-- begin SUPPLIED INFORMATION --

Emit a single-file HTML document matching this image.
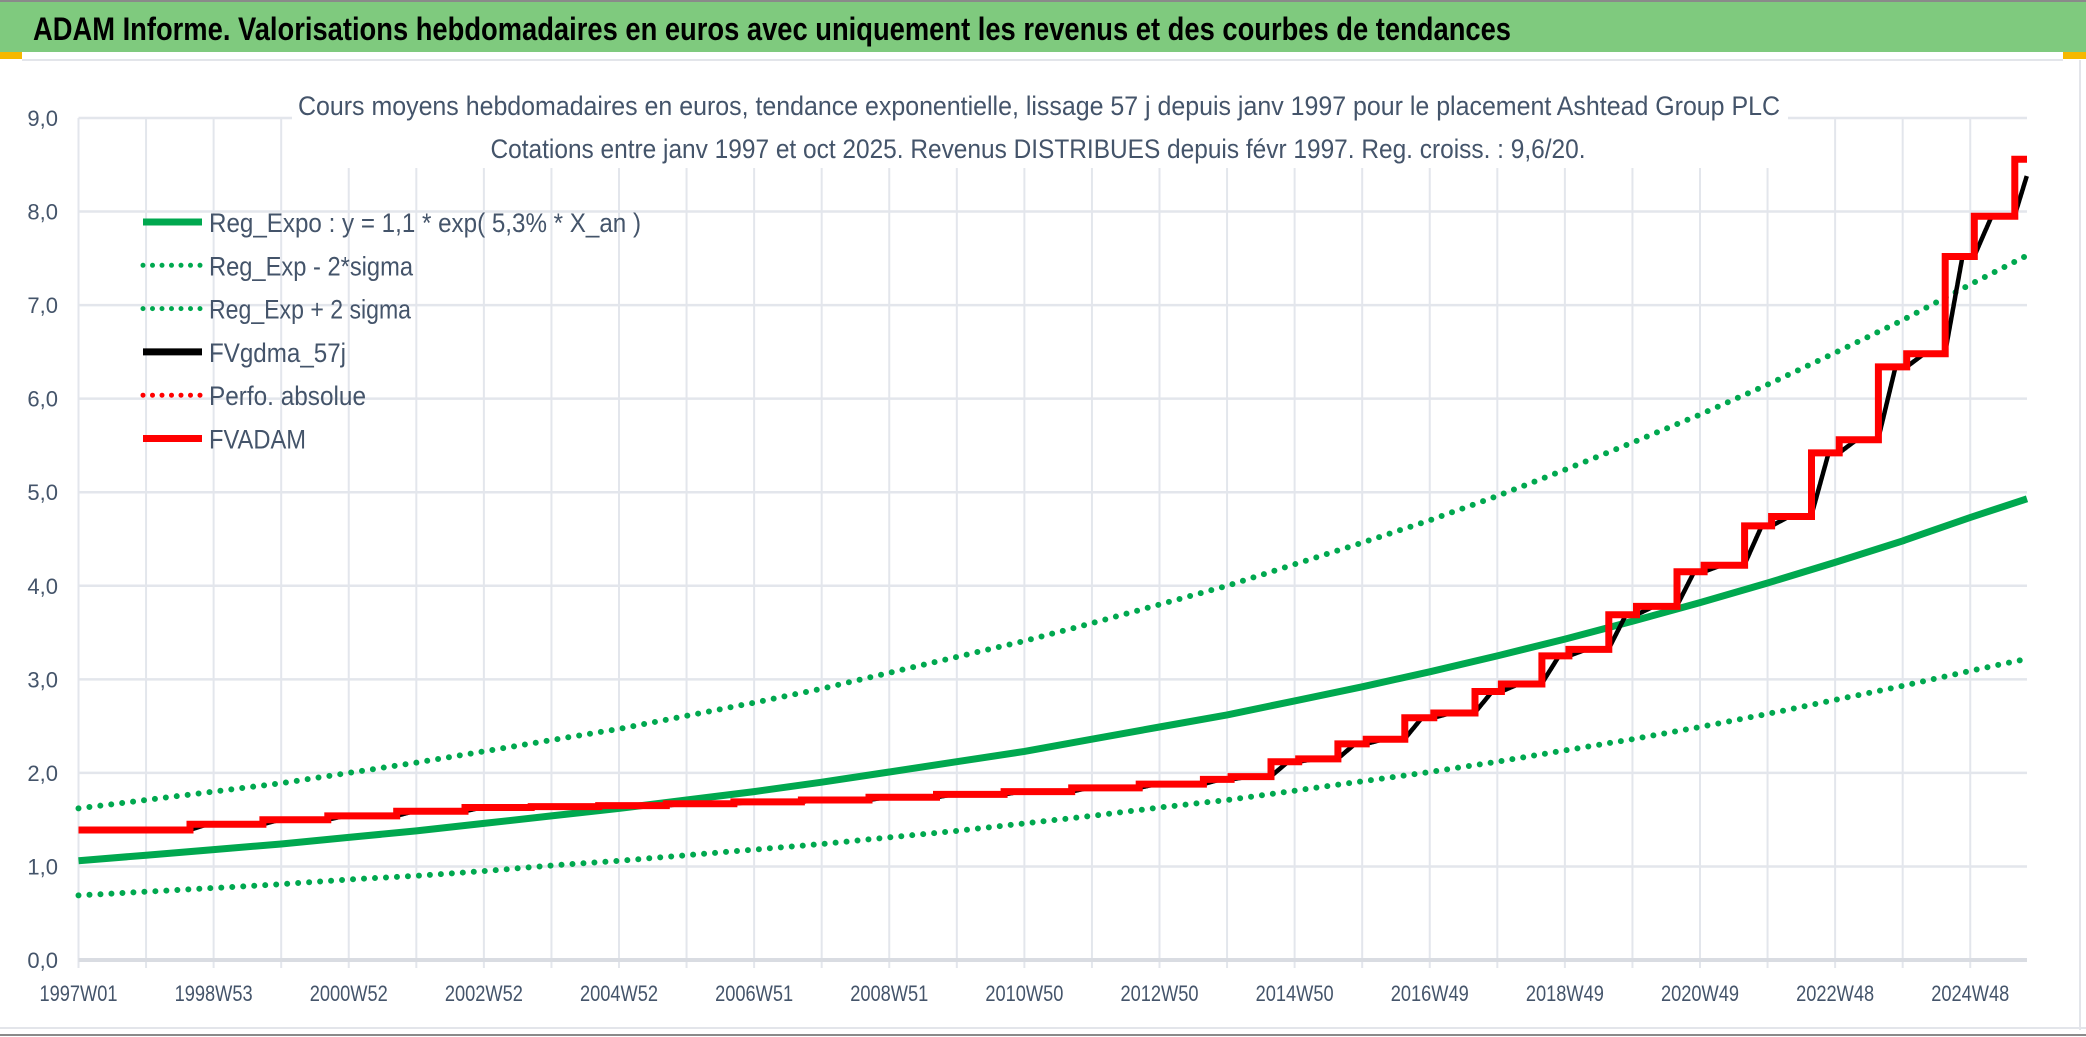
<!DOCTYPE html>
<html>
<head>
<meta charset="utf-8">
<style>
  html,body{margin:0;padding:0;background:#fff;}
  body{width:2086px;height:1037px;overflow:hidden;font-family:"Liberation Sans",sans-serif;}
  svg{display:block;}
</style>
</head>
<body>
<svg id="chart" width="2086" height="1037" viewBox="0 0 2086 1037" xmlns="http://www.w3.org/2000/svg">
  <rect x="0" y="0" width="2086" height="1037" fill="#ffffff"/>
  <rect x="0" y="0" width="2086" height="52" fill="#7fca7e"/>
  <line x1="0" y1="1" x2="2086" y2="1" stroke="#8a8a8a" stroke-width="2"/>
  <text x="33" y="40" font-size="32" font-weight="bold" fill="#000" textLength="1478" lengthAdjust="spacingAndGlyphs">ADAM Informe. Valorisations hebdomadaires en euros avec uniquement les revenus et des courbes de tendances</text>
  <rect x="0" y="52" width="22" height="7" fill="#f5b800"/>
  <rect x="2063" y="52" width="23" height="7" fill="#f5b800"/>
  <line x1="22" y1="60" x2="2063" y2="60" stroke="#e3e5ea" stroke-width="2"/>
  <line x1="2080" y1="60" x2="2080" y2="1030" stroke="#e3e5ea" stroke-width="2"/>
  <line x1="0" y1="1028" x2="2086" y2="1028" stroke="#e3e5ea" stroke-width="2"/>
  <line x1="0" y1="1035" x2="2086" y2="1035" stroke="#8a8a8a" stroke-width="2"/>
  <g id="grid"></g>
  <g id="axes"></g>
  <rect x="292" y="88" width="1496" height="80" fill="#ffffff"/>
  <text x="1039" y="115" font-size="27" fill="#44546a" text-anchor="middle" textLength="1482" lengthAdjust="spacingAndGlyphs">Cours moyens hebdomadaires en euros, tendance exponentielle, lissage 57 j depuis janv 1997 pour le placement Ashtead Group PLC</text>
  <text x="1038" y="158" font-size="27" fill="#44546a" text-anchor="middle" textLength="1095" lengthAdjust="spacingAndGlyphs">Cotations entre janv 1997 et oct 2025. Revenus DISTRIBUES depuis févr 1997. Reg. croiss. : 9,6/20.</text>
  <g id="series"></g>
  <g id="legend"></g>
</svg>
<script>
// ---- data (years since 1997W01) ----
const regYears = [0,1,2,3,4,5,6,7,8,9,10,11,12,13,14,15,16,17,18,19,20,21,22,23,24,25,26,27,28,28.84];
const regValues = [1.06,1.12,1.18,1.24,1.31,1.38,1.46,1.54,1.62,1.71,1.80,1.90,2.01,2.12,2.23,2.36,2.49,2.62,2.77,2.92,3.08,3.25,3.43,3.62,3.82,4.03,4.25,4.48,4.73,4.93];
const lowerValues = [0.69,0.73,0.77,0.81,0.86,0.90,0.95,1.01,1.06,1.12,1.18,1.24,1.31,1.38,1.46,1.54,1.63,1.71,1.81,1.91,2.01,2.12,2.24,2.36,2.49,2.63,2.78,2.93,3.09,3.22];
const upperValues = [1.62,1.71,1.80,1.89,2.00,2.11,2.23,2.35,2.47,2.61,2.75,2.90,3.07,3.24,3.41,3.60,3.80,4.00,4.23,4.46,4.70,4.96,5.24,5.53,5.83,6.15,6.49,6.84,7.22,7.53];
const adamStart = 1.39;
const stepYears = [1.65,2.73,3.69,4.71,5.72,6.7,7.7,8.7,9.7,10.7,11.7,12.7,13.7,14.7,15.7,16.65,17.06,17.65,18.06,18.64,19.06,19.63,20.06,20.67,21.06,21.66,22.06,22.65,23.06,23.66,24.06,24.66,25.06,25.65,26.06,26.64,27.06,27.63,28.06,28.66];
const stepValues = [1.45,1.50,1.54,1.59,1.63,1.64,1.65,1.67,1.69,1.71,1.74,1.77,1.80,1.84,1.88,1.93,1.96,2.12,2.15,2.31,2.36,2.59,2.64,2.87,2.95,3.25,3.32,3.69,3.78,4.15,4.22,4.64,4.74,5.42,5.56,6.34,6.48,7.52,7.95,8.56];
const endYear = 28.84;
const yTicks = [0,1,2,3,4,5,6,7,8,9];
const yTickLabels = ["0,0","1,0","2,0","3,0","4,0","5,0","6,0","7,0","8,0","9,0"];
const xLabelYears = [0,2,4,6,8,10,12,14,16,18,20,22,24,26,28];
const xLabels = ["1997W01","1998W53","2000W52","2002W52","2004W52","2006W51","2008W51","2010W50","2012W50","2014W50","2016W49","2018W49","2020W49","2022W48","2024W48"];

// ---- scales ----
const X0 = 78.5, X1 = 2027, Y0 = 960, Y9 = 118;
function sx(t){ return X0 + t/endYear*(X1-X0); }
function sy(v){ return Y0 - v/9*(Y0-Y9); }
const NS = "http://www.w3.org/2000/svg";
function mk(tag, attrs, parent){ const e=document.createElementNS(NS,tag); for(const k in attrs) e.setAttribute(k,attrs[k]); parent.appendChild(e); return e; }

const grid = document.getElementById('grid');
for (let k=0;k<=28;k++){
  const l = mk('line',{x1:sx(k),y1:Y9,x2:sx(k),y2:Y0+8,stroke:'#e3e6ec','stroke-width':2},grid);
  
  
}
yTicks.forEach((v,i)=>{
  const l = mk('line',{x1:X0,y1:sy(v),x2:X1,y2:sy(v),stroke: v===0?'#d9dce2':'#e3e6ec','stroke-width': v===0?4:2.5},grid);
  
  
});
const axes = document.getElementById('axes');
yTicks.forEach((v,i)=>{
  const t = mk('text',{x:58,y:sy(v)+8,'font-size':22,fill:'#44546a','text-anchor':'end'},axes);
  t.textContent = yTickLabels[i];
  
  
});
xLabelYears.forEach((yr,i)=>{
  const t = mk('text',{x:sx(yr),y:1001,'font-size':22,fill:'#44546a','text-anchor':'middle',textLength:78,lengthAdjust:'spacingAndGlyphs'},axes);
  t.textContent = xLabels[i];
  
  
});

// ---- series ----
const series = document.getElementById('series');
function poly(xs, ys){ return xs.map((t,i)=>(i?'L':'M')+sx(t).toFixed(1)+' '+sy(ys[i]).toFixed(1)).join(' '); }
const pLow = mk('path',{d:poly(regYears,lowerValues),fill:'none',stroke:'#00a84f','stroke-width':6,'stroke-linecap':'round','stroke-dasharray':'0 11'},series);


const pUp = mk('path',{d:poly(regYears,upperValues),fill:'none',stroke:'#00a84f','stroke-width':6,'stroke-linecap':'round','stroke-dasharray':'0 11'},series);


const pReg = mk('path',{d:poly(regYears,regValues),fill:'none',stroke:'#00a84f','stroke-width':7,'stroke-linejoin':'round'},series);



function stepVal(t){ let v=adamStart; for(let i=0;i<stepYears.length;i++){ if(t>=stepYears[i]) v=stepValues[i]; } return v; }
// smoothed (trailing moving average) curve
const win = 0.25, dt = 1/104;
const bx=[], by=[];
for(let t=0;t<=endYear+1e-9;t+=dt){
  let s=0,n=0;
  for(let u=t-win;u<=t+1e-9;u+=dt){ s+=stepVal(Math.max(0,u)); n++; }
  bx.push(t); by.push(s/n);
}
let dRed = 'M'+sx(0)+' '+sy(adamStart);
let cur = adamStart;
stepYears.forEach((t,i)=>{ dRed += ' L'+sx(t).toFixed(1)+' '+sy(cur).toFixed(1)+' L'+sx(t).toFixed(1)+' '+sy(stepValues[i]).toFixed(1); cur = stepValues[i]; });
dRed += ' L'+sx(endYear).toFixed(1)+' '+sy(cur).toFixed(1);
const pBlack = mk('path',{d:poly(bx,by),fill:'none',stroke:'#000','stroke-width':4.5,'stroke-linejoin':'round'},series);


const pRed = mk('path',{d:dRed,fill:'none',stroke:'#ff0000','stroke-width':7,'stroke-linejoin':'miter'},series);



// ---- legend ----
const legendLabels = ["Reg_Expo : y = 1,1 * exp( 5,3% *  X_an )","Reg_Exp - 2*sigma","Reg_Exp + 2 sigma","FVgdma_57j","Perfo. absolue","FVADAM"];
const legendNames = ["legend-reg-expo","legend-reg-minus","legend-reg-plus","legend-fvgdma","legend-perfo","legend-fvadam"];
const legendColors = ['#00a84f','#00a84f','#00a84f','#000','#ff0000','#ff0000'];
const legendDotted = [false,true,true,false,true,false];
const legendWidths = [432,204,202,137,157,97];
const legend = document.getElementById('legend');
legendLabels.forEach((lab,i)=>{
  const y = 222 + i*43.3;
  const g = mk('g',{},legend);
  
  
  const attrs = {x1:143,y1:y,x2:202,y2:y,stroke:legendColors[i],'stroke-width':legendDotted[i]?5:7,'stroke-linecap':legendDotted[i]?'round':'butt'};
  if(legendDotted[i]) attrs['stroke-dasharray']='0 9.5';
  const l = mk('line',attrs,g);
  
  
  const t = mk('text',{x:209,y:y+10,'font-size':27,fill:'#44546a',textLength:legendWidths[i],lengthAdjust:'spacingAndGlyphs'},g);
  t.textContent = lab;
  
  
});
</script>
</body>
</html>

-- end SUPPLIED INFORMATION --

→ **TASK TO CARRY OUT**: Copy out the lines in which the string "document" appears.

→ **RESPONSE TO THIS EXERCISE**:
Emit a single-file HTML document matching this image.
function mk(tag, attrs, parent){ const e=document.createElementNS(NS,tag); for(const k in attrs) e.setAttribute(k,attrs[k]); parent.appendChild(e); return e; }
const grid = document.getElementById('grid');
const axes = document.getElementById('axes');
const series = document.getElementById('series');
const legend = document.getElementById('legend');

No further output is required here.